= One-repetition maximum =

Maximum weight that can be lifted at once

One-repetition maximum (one-rep max or 1RM) in weight training is the maximum amount of weight that a person can possibly lift for one repetition. It may also be considered as the maximum amount of force that can be generated in one maximal contraction.

==Usage==

One repetition maximum can be used for determining an individual's maximum strength and is the method for determining the winner in events such as powerlifting and weightlifting competitions.

One repetition maximum can also be used as an upper limit, in order to determine the desired "load" for an exercise (as a percentage of the 1RM). Weight training protocols often use 1RM when programming to ensure the exerciser reaches resistance overload, especially when the exercise objective is muscular strength, endurance or hypertrophy. By understanding the maximal potential of the muscle, it is possible to reach resistance overload by increasing the number of repetitions for an exercise.

==Measuring 1RM==
Most commonly, 1RM is determined directly using trial and error testing. The participant lifts progressively heavier free weights, resting for several minutes between each attempt, until the maximum weight for which the participant can complete one full repetition is determined. The 1RM then lies between this weight and the next highest attempted weight. This type of assessment is considered the most accurate way to determine 1RM, and is considered safe when performed correctly. However, as adequate rest must be given between attempts, proper 1RM assessment may be very time-consuming if the initial weight is far from the 1RM.

Novices may find the procedure intimidating and unnerving, and be reluctant to add weight. There is also a risk of injury if a participant is unfamiliar with the proper form. A spotter can alleviate these concerns.

==Estimating 1RM==

This chart compares the different formulas. The formulas greatly diverge after about 10 reps.

The 1RM can also be estimated indirectly using repetition testing on submaximal loads, as popularized by the use of 1RM calculators. Although in many cases the estimate is reasonable, in other cases the estimate may vary by 10% or more from the actual 1RM. Using a specialized formula for the specific exercise improves accuracy.
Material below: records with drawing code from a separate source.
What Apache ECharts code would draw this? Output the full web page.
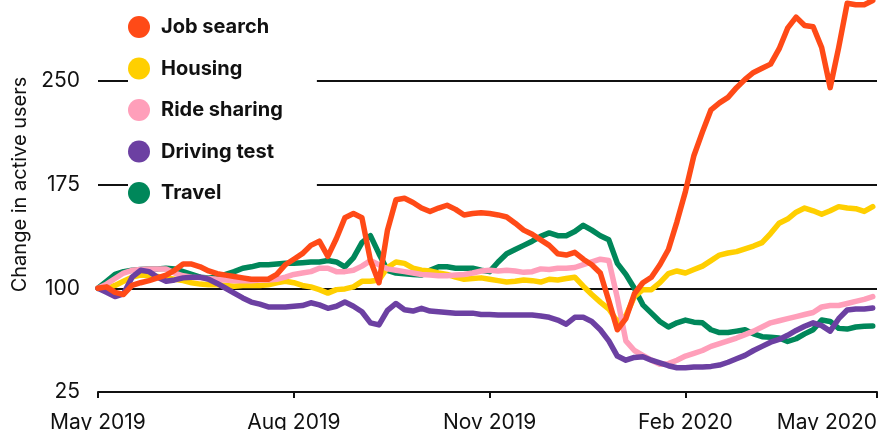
<!DOCTYPE html>
<html>
<head>
<meta charset="utf-8">
<script src="https://cdn.jsdelivr.net/npm/echarts@6/dist/echarts.min.js"></script>
<style>
    html, body { margin: 0; padding: 0; background: #fff; }
    #chart { width: 888px; height: 430px; }
</style>
</head>
<body>
<div id="chart"></div>
<script>
// samples every 4 days starting 1 May 2019
var startDate = '2019-05-01';
var stepDays = 4;

var xTickDates = ['2019-05-01', '2019-08-01', '2019-11-01', '2020-02-01', '2020-05-01'];
var xTickLabels = ['May 2019', 'Aug 2019', 'Nov 2019', 'Feb 2020', 'May 2020'];
var yTicks = [25, 100, 175, 250];

var seriesNames = ['Job search', 'Housing', 'Ride sharing', 'Driving test', 'Travel'];
var seriesColors = ['#ff4a17', '#ffcf00', '#ff9fba', '#6c40a2', '#00875a'];

var jobSearch = [
    100, 101, 97, 95.5, 102, 104, 105.5, 107.5, 109.5, 113,
    117.5, 117.5, 115.5, 112.5, 110.5, 109.5, 108.5, 107.5, 106.5, 106.5,
    106.5, 110, 117, 121, 125, 131, 134, 123, 136, 151,
    154, 151, 120, 104, 142, 164, 165, 162, 158, 155.5,
    158, 160, 157, 153, 154, 154.5, 154, 153, 151.5, 147,
    142, 139, 135, 131, 125, 124, 126, 121, 117, 111,
    91, 70, 78, 96, 104, 108, 117, 128, 148, 170,
    196, 213, 229, 234, 238, 245, 251, 256, 259, 262,
    273, 288, 296, 290, 289, 274, 245, 274, 306, 305,
    305, 308
];
var housing = [
    100, 100, 102, 105, 108, 109.5, 109, 108.5, 107.5, 106.5,
    105.5, 104, 103, 102.5, 102.5, 102, 101.5, 102, 102, 102,
    102.5, 104, 105, 104, 102, 101, 99, 96.5, 99, 99.5,
    101, 105, 105, 106, 115, 119, 118, 114.5, 113, 112.5,
    111, 110, 108, 106.5, 107, 107.5, 106.5, 105.5, 104.5, 105,
    106, 105.5, 104.5, 106.5, 106, 107, 108, 101.5, 95.5, 90,
    85, 76, 80, 94, 99, 99, 104, 110.5, 112.5, 111,
    113.5, 116, 120, 124, 125.5, 126.5, 128.5, 130.5, 133, 139.5,
    147, 150, 155, 158, 156, 153.5, 156, 159, 158, 157.5,
    155.5, 159
];
var rideSharing = [
    100, 103, 107, 111, 113, 113.5, 114, 114, 114, 111,
    109, 108, 107.5, 107, 106.5, 106, 105.5, 105.5, 105.5, 106,
    106, 106.5, 108, 110, 111, 112, 114.5, 114.5, 112, 112,
    113, 116, 120, 117, 114, 113, 112, 111, 110, 109.5,
    109, 109, 109.5, 110, 111, 112.5, 113, 112.5, 113, 112.5,
    111.5, 112, 114, 113.5, 114.5, 114.5, 115, 117, 119, 121,
    120, 93, 62, 55, 51.5, 48, 45, 45.5, 48, 51,
    53, 55, 58, 60, 62, 64, 66.5, 69, 72, 75,
    76.5, 78, 79.5, 81, 82.5, 86.5, 87.5, 87.5, 89, 90.5,
    92, 94
];
var drivingTest = [
    100, 97, 94, 96, 108, 113, 112, 108, 105, 106,
    107.5, 108, 108, 106.5, 103.5, 100, 96.5, 93, 90, 88.5,
    86.5, 86.5, 86.5, 87, 87.5, 89.5, 88, 85.5, 87, 90,
    87, 83, 75, 73.5, 84, 89, 84.5, 83.5, 85.5, 83.5,
    83, 82.5, 82, 82, 82, 81, 81, 80.7, 80.7, 80.7,
    80.7, 80.7, 80, 79, 77, 74, 79, 79, 76, 70,
    62, 51, 48, 50, 50.5, 48, 46, 44, 42.5, 42.5,
    43, 43, 43.5, 44.5, 46.5, 49, 51.5, 55, 58, 61,
    63, 66, 69.5, 72.5, 75, 73, 69, 78, 84.3, 85,
    85, 85.7
];
var travel = [
    100, 105, 110, 112, 113, 113.5, 114, 114, 114.5, 114,
    112, 110, 108, 107.5, 108, 110, 112, 114.5, 115.5, 117,
    117, 117.5, 118, 118, 118.5, 119, 119, 120, 119, 115.5,
    122, 133, 138, 125, 113, 111, 110.5, 110, 109.5, 113,
    115.5, 115.5, 114.5, 114.5, 114.5, 113, 112, 119, 125, 128,
    131, 134, 137.5, 140, 138, 138, 141, 145.5, 142, 138,
    135, 118, 110, 100, 88, 82, 76, 72, 75, 77,
    75.5, 75, 70, 68, 68, 69, 70, 67, 65, 64.5,
    64, 61.5, 63.5, 67, 70, 77, 76, 71, 70.5, 72,
    72.5, 72.7
];

function toTime(s) {
    var p = s.split('-');
    return new Date(+p[0], +p[1] - 1, +p[2]).getTime();
}

var start = toTime(startDate);
var sampleTimes = jobSearch.map(function (v, i) {
    var d = new Date(start);
    d.setDate(d.getDate() + stepDays * i);
    return d.getTime();
});
var tickTimes = xTickDates.map(toTime);

function pairs(values) {
    return values.map(function (v, i) { return [sampleTimes[i], v]; });
}

var allValues = [jobSearch, housing, rideSharing, drivingTest, travel];
// draw order: travel at the bottom, job search on top
var drawOrder = [4, 1, 2, 3, 0];

var series = drawOrder.map(function (idx) {
    return {
        name: seriesNames[idx],
        type: 'line',
        data: pairs(allValues[idx]),
        showSymbol: false,
        symbol: 'circle',
        color: seriesColors[idx],
        lineStyle: { width: 5.5, color: seriesColors[idx], cap: 'round', join: 'round' },
        clip: false
    };
});

var chart = echarts.init(document.getElementById('chart'));
chart.setOption({
    animation: false,
    backgroundColor: '#fff',
    textStyle: { fontFamily: 'Inter' },
    grid: {
        left: 98, right: 11, top: -23, bottom: 38,
        containLabel: false,
        outerBoundsMode: 'none'
    },
    legend: {
        data: seriesNames,
        orient: 'vertical',
        left: 128,
        top: 16,
        icon: 'circle',
        itemWidth: 22,
        itemHeight: 22,
        itemGap: 19.5,
        padding: [0, 34, 0, 0],
        backgroundColor: '#fff',
        selectedMode: false,
        textStyle: {
            fontFamily: 'Inter',
            fontWeight: 'bold',
            fontSize: 20,
            color: '#111',
            padding: [0, 0, 0, 6]
        }
    },
    xAxis: {
        type: 'value',
        min: tickTimes[0],
        max: tickTimes[tickTimes.length - 1],
        axisLine: { show: true, lineStyle: { color: '#111', width: 2 } },
        axisTick: {
            show: true,
            customValues: tickTimes,
            length: 6,
            lineStyle: { color: '#111', width: 2 }
        },
        axisLabel: {
            customValues: tickTimes,
            formatter: function (v) {
                var i = tickTimes.indexOf(v);
                return i >= 0 ? xTickLabels[i] : '';
            },
            alignMaxLabel: 'right',
            margin: 20,
            fontSize: 21,
            color: '#111',
            fontFamily: 'Inter'
        },
        splitLine: { show: false }
    },
    yAxis: {
        type: 'value',
        min: 25,
        max: 325,
        interval: 75,
        name: 'Change in active users',
        nameLocation: 'middle',
        nameGap: 68,
        nameRotate: 90,
        nameTextStyle: { fontSize: 20, color: '#111', fontFamily: 'Inter' },
        axisLine: { show: false },
        axisTick: { show: false },
        axisLabel: {
            margin: 18,
            fontSize: 21,
            color: '#111',
            fontFamily: 'Inter',
            formatter: function (v) { return yTicks.indexOf(v) >= 0 ? String(v) : ''; }
        },
        splitLine: { show: true, lineStyle: { color: '#111', width: 2 } }
    },
    series: series
});
</script>
</body>
</html>
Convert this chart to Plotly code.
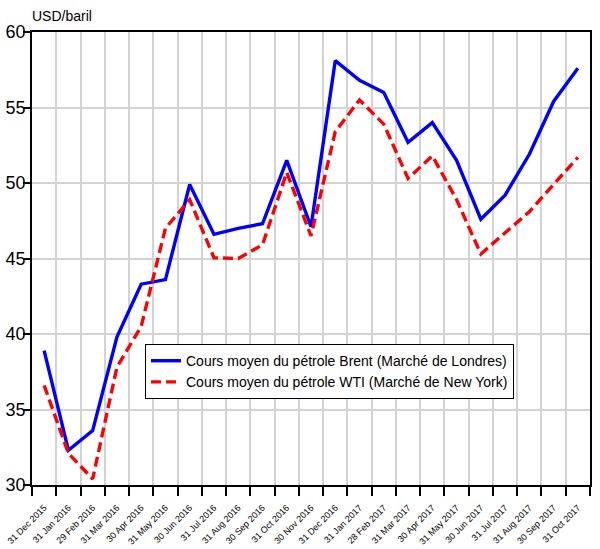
import plotly.graph_objects as go

dates = ["31 Dec 2015", "31 Jan 2016", "29 Feb 2016", "31 Mar 2016", "30 Apr 2016",
         "31 May 2016", "30 Jun 2016", "31 Jul 2016", "31 Aug 2016", "30 Sep 2016",
         "31 Oct 2016", "30 Nov 2016", "31 Dec 2016", "31 Jan 2017", "28 Feb 2017",
         "31 Mar 2017", "30 Apr 2017", "31 May 2017", "30 Jun 2017", "31 Jul 2017",
         "31 Aug 2017", "30 Sep 2017", "31 Oct 2017"]

brent = [38.9, 32.3, 33.6, 39.8, 43.3, 43.6, 49.9, 46.6, 47.0, 47.3, 51.5, 47.1,
         58.1, 56.8, 56.0, 52.7, 54.0, 51.5, 47.6, 49.2, 51.9, 55.4, 57.6]

wti = [36.6, 32.1, 30.4, 37.8, 40.5, 47.0, 48.9, 45.05, 45.0, 45.9, 50.7, 46.5,
       53.4, 55.5, 53.9, 50.3, 51.8, 48.9, 45.3, 46.7, 48.1, 49.9, 51.7]

y_ticks = [30, 35, 40, 45, 50, 55, 60]

fig = go.Figure()
fig.add_trace(go.Scatter(
    x=dates, y=brent, mode="lines",
    name="Cours moyen du pétrole Brent (Marché de Londres)",
    line=dict(color="#0000FF", width=3.4)))
fig.add_trace(go.Scatter(
    x=dates, y=wti, mode="lines",
    name="Cours moyen du pétrole WTI (Marché de New York)",
    line=dict(color="#FF0000", width=3.4, dash="10px,5px")))

fig.update_layout(
    width=600, height=549,
    margin=dict(l=32, r=10, t=32, b=64, autoexpand=False),
    paper_bgcolor="white", plot_bgcolor="white",
    font=dict(family="Liberation Sans, Arial, sans-serif", color="black"),
    showlegend=True,
    legend=dict(x=0.2025, y=0.311, xanchor="left", yanchor="top",
                bordercolor="black", borderwidth=1, bgcolor="white",
                font=dict(size=14), tracegroupgap=0, itemwidth=30),
)
fig.add_annotation(text="USD/baril", xref="paper", yref="paper",
                   x=-0.003, y=1.0, yshift=6, xanchor="left", yanchor="bottom",
                   showarrow=False, font=dict(size=14))

fig.update_xaxes(
    type="category", range=[-0.5, 22.5], tickson="boundaries", automargin=False,
    tickangle=-45, tickfont=dict(size=9), ticklabelstandoff=12,
    ticks="outside", ticklen=9, tickwidth=1.5, tickcolor="black",
    showgrid=True, gridcolor="#d3d3d3", gridwidth=1.5,
    showline=True, linecolor="black", linewidth=2, mirror=True)
fig.update_yaxes(
    range=[30, 60], tickvals=y_ticks, tickfont=dict(size=18), automargin=False,
    ticks="outside", ticklen=7, tickwidth=1.5, tickcolor="black",
    ticklabelstandoff=-6,
    showgrid=True, gridcolor="#d3d3d3", gridwidth=1.5,
    showline=True, linecolor="black", linewidth=2, mirror=True,
    zeroline=False)

# remove the browser's default 8px body margin so the figure sits at the page corner
fig.write_html("out.html",
               config={"displayModeBar": False},
               post_script="document.body.style.margin='0';document.body.style.padding='0';")
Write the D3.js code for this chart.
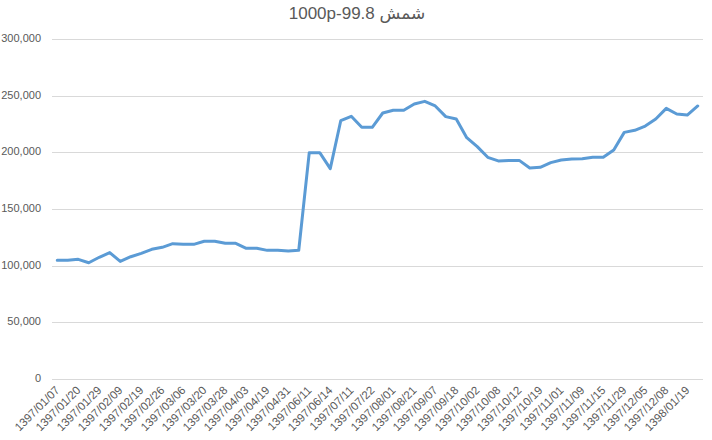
<!DOCTYPE html>
<html>
<head>
<meta charset="utf-8">
<script src="https://cdn.jsdelivr.net/npm/d3@7"></script>
<style>
  html, body { margin: 0; padding: 0; background: #fff; }
  svg { display: block; }
</style>
</head>
<body>
<svg id="chart" width="712" height="440"></svg>
<script>
const title = "1000p-99.8 شمش";

const categories = [
  "1397/01/07","1397/01/14","1397/01/20","1397/01/25","1397/01/29","1397/02/04",
  "1397/02/09","1397/02/15","1397/02/19","1397/02/23","1397/02/26","1397/03/01",
  "1397/03/06","1397/03/13","1397/03/20","1397/03/24","1397/03/28","1397/03/31",
  "1397/04/03","1397/04/11","1397/04/19","1397/04/25","1397/04/31","1397/05/15",
  "1397/06/11","1397/06/12","1397/06/14","1397/07/01","1397/07/11","1397/07/16",
  "1397/07/22","1397/07/28","1397/08/01","1397/08/12","1397/08/21","1397/08/28",
  "1397/09/07","1397/09/12","1397/09/18","1397/09/25","1397/10/02","1397/10/05",
  "1397/10/08","1397/10/10","1397/10/12","1397/10/16","1397/10/19","1397/10/26",
  "1397/11/01","1397/11/05","1397/11/09","1397/11/12","1397/11/15","1397/11/22",
  "1397/11/29","1397/12/01","1397/12/05","1397/12/06","1397/12/08","1397/12/20",
  "1398/01/19","1398/01/26"
];

const values = [
  104700, 104700, 105600, 102600, 107400, 111500,
  103800, 107900, 110900, 114400, 116200, 119400,
  118800, 118800, 121500, 121500, 119700, 119700,
  115300, 115300, 113500, 113500, 112900, 113600,
  199700, 199700, 185600, 227900, 231800, 222100,
  222100, 234700, 237100, 237100, 242600, 245000,
  240900, 231500, 229400, 212900, 205000, 195600,
  192400, 192900, 192900, 186200, 186800, 190900,
  193200, 194100, 194400, 195600, 195600, 202100,
  217600, 219400, 223200, 229400, 238800, 233800,
  232900, 240900
];

const yTicks = [0, 50000, 100000, 150000, 200000, 250000, 300000];

const svg = d3.select("#chart");
const margin = { left: 52, right: 9, top: 39, bottom: 61 };
const W = 712, H = 440;

const x = d3.scaleBand()
  .domain(categories)
  .range([margin.left, W - margin.right])
  .paddingInner(0).paddingOuter(0);

const y = d3.scaleLinear()
  .domain([0, 300000])
  .range([H - margin.bottom, margin.top]);

const fmt = d3.format(",");

// gridlines
svg.append("g")
  .selectAll("line")
  .data(yTicks)
  .join("line")
  .attr("x1", margin.left)
  .attr("x2", W - margin.right)
  .attr("y1", d => Math.round(y(d)) + 0.5)
  .attr("y2", d => Math.round(y(d)) + 0.5)
  .attr("stroke", "#d9d9d9")
  .attr("stroke-width", 1);

// y axis labels
const yAxis = d3.axisLeft(y).tickValues(yTicks).tickFormat(fmt).tickSize(0).tickPadding(0);
const yG = svg.append("g")
  .attr("transform", `translate(41,-1)`)
  .call(yAxis);
yG.select(".domain").remove();
yG.selectAll("text")
  .attr("fill", "#595959")
  .style("font-family", "'Liberation Sans', Arial, sans-serif")
  .style("font-size", "11px");

// x axis labels (every other category)
const xAxis = d3.axisBottom(x)
  .tickValues(categories.filter((d, i) => i % 2 === 0))
  .tickSize(0).tickPadding(0);
const xG = svg.append("g")
  .attr("transform", `translate(0,${H - margin.bottom})`)
  .call(xAxis);
xG.select(".domain").remove();
xG.selectAll("text")
  .attr("fill", "#595959")
  .style("font-family", "'Liberation Sans', Arial, sans-serif")
  .style("font-size", "11.5px")
  .attr("text-anchor", "end")
  .attr("dy", "0")
  .attr("transform", "translate(3,12) rotate(-45)");

// line
const line = d3.line()
  .x((d, i) => x(categories[i]) + x.bandwidth() / 2)
  .y(d => y(d));

svg.append("path")
  .datum(values)
  .attr("d", line)
  .attr("fill", "none")
  .attr("stroke", "#5b9bd5")
  .attr("stroke-width", 3)
  .attr("stroke-linejoin", "round")
  .attr("stroke-linecap", "round");

// title
svg.append("text")
  .attr("x", 357)
  .attr("y", 19)
  .attr("text-anchor", "middle")
  .attr("fill", "#595959")
  .style("font-family", "'Liberation Sans', 'DejaVu Sans', Arial, sans-serif")
  .style("font-size", "17px")
  .text(title);
</script>
</body>
</html>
The use of anthropometric variables such as gender, age, height, weight, body fat percentage, and girth does not improve accuracy. Also, most formulas are for experienced weightlifters, and novices may find their actual one rep maximum is much lower because their nervous system cannot handle the stress of a high weight.

There are many formulas used to estimate 1RM using the submaximal method. In the formulas below, $r$ is the number of repetitions performed and $w$ is the amount of weight used (note that $w$ is a factor of each formula, so the unit of measurement doesn't matter).

Formulas for estimating 1RM
| Name | 1RM Formula |
|---|---|
| Adams | $w \cdot \frac{1}{1-0.02r}$ |
| Baechle | $w \cdot (1+ 0.033 r )$ |
| Berger | $w \cdot \frac{1}{1.0261 e^{-0.0262r} }$ |
| Brown | $w \cdot ( 0.9849 + 0.0328r )$ |
| Brzycki | $w \cdot \frac {36}{37 - r} = \frac w { \frac{37}{36} - \frac 1 {36} r} \approx \frac w {1.0278 - 0.0278r}$ |
| Epley | $w \cdot \left ( 1+ r/{30}\right )$, assuming $r > 1.$ |
| Kemmler et al. | $w \cdot ( 0.988 + 0.0104r + 0.00190r^2-0.0000584r^3 )$ |
| Kellner | $w \cdot (0.98e^{0.0338r})$ |
| Landers | $w \cdot \frac{1}{1.013 - 0.0267123r}$ |
| Lombardi | $w \cdot r^{0.10}$ |
| Mayhew et al. | $w \cdot \frac{1}{0.522 + 0.419e^{-0.055r}}$ |
| Naclerio et al. | $w \cdot \frac{1}{0.951 e^{-0.021r}}$ |
| O'Conner et al. | $w \cdot \left(1 + 0.025 r \right)$ |
| Wathen | $w \cdot \frac{1}{0.4880 + 0.538e^{-0.075r}}$ |

Of the formulas, the Epley and the Brzycki formulas are most commonly used. Epley and Brzycki return identical results for 10 repetitions. However, for fewer than 10 reps, Epley returns a slightly higher estimated maximum. For example, if a person can lift 100 pounds on a given exercise for 10 reps, the estimated one rep max would be 133 pounds for both formulae. However, if the person were to complete only 6 reps, then Epley would estimate a one rep maximum of approximately 120 pounds, while Brzycki would return an estimate of approximately 116 pounds.

Several more complex formulae have been proposed which use different coefficients for different rep numbers and sometimes even for different exercises.

Compared to a formal 1RM test, the submaximal estimation method is safer and quicker. The estimate may not be accurate, but can be used as the starting point for a 1RM test. The formulas can also be used the other way, to calculate what weight is needed for a given repetition maximum, as a percent of the estimated or actual 1RM.